Inflation Creeps Up To Dash Rate-Cut Hopes

February 18, 2008 · Print This Article

The base rate cuts by the Bank of England in December and February have given people hope that there may be two or three more throughout the course of 2008. The trouble is that the Bank always has to remember its primary objective – and that is to keep inflation down to around 2%.

The bad news for people hoping for further interest rate cuts is that the Government’s preferred measure, Consumer Price Index (CPI), crept up again in January to 2.2%.

This is highest level since June last year (2.4%), but not as bad as some analysts were forecasting; some thought it would go back to that June level.
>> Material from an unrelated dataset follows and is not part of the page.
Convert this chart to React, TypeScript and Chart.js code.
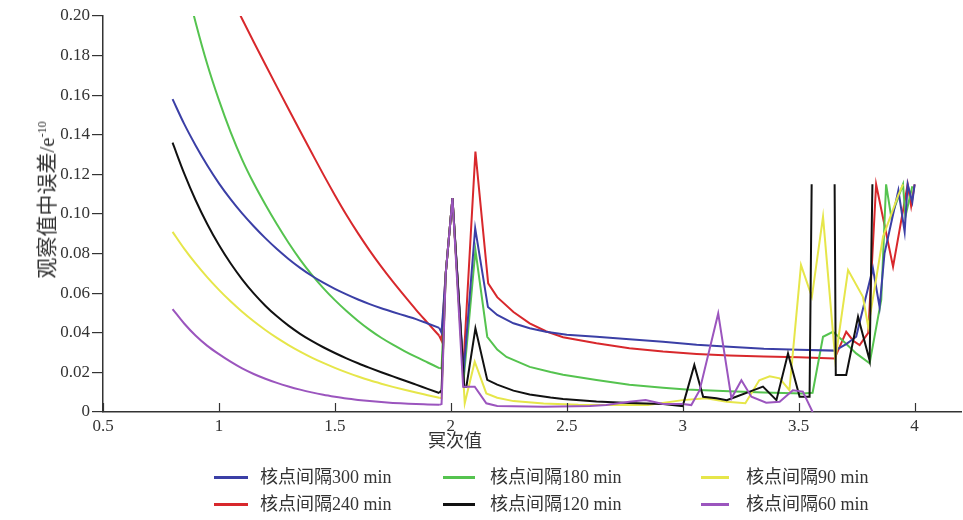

This gives the Bank a problem, as it would obviously like to keep pulling down the base rate to re-ignite the economy, but with inflation on the rise again, it is unlikely that Governor Mervyn King and the rest of the Monetary Policy Committee will bring base rate down again.
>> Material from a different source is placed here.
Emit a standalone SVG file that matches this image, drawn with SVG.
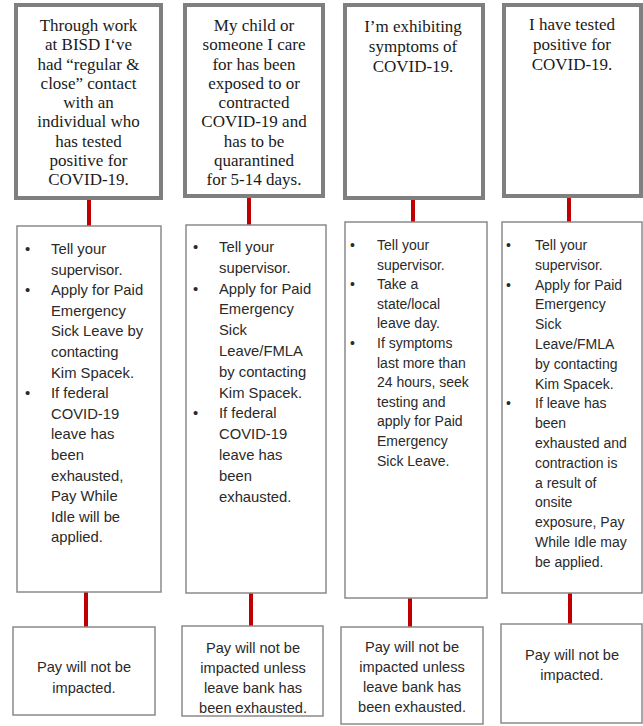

Sterling traders saw this as good news and, as they bet on no rate cut until early summer, the pound moved up nearly a fifth of a cent.

James Knightley of ING said: “We are likely to see CPI push above 2.5% in the next two or three months. This will keep the Bank cautious on inflation, suggesting the gradual policy easing stance will remain in place. Nonetheless, with the growth outlook continuing to deteriorate we still see the policy rate falling to 4.5% by the year-end.”

The Bank of England has cut the base rate from 5.75% to 5.25% over the last three months. The US Federal Reserve has slashed its interest down to 3%, but such drastic action would be highly unlikely in the UK.

Meanwhile, the broader measure of inflation, the Retail Prices Index, which includes mortgage bills, edged up from 4% to 4.1%.